What is unstructured data?
Unstructured data is information like text, video, or audio that doesn’t have a predefined format or schema. Unstructured data is typically human-generated, but it can also be generated by machines. Regardless of its origin, unstructured data doesn’t fit a preset data model or schema, and therefore can’t be stored in a traditional relational database management system (RDBMS).
Most of the data that organizations generate and collect is unstructured data. This data contains crucial insights for making informed business decisions, but because the data lacks structure, organizations typically need to use advanced techniques to analyze it. To address this challenge, businesses are turning to artificial intelligence (AI) and machine learning (ML) tools to help power their analytics applications.
This page will cover:
- Unstructured data vs. structured data
- Examples of unstructured data
- Unstructured data use cases
- Pros and cons of unstructured data
- How to analyze unstructured data
- Unstructured data tools
- Conclusion
Unstructured data vs. structured data
Unstructured and structured data have distinct differences, including the types of analysis you can use the data for, the schema used to organize the data, the data format, and how the data is stored.

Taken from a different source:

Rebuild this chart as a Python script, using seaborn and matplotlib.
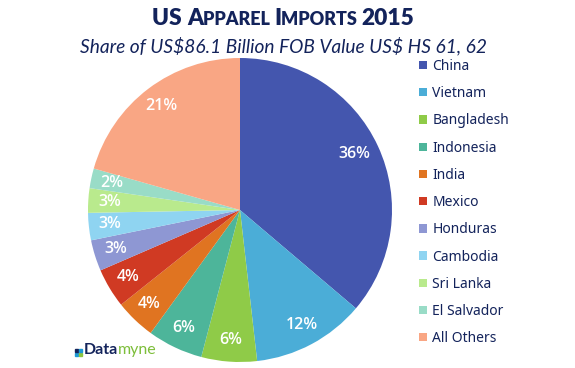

Structured data is usually stored in a relational database where it can be easily mapped into designated fields. For example, customers can be identified by consistent details such as phone numbers and addresses. Information is categorized in a rigid format, ensuring consistency that makes the data easier for both humans and algorithms to search, process, and analyze. To effectively search data in relational databases, database administrators often use structured query language (SQL).
Unstructured data, on the other hand, can’t be stored in a traditional relational database because it lacks a consistent internal structure. This lack of structure provides the advantage of flexibility, but makes datasets more difficult to search, process, and analyze.
Examples of unstructured data
Examples of human-generated unstructured data include texts, emails, social media, documents, webpages, photos, audio files, video, and much more.
Machine-generated unstructured data can consist of log files from websites, servers, networks, and applications. It can also include satellite imagery, surveillance footage, and sensor data from IoT-connected devices.
Unstructured data use cases
- Business intelligence: Insights for better business decisions
- Customer analytics: Using data to better understand and service customers
- Communications analysis: To ensure regulatory compliance
- Social media tracking: Analyze conversation and interaction patterns
- Predictive maintenance: Manufacturers use sensors to detect potential failures
Pros and cons of unstructured data
Unstructured data has noticeable advantages and disadvantages regarding flexibility, business insights, and working with datasets.
Pros
- Flexible: You can maintain datasets in different formats that aren’t uniform.
- Insightful: Data-driven decisions yield better and more predictable business outcomes.
- Abundant: Unstructured data comprises the majority of business-generated data.
Cons
- Difficult to search, process, and analyze: Lack of uniformity is challenging.
- Resource intensive: Effectively managing, maintaining, and using massive volumes of unstructured data can be nearly impossible.
- Difficult to share: Collaborating effectively on large datasets is complex and requires significant investment.
How to analyze unstructured data
Various tools and techniques for analyzing unstructured data include:
- Data mining: This process involves techniques like data cleaning, classification, clustering, and visualization to uncover patterns and relationships within unstructured data. Once you organize the data, it’s easier to interpret and act on.
- Machine learning: ML is good for unstructured data analysis because it can analyze large datasets. First, the data must be transformed into a specific format for ML algorithms, then methods like text classification, clustering, natural language processing (NLP), and deep learning are used for analysis.
- Predictive analytics: After you convert unstructured data into structured data, you can use predictive models like regression, decision trees, or neural networks for forecasting. The insights gained from predictive models help an organization make decisions and plan for the future.
- Sentiment analysis: This involves cleaning and tokenizing unstructured text, then using sentiment analysis methods (lexicon-based or ML) to determine if the sentiment of the text is positive, negative, or neutral. This data is used to better understand the customer experience and make decisions accordingly.
- Natural language processing: NLP uses methods like tokenization, lemmatization, stop words removal, and topic modeling to process data. Using NLP for unstructured data analysis is especially useful in healthcare, finance, and marketing.
Unstructured data tools
- Couchbase: A distributed database that supports both key-value and document data models.
- MongoDB™: A document-oriented database that stores data in JSON-like documents.
- Apache Cassandra: A distributed database that stores data in a column-family format.
- Redis: A key-value store you can use as a database, cache, and message broker.
- Amazon DynamoDB: A managed NoSQL database service provided by Amazon Web Services (AWS).
- Neo4j: A graph database that stores data in nodes and edges.
Conclusion
Overall, unstructured data makes up the majority of all data generated and collected by organizations, and it provides a significant opportunity to improve business decision-making. Organizations must have the proper platform and tools to maximize this opportunity.
Non-relational databases, or NoSQL databases, are becoming increasingly popular due to their ability to handle unstructured or semi-structured data. They use a variety of data models to accommodate diverse data types and structures, making them well-suited for handling large, complex datasets that may evolve.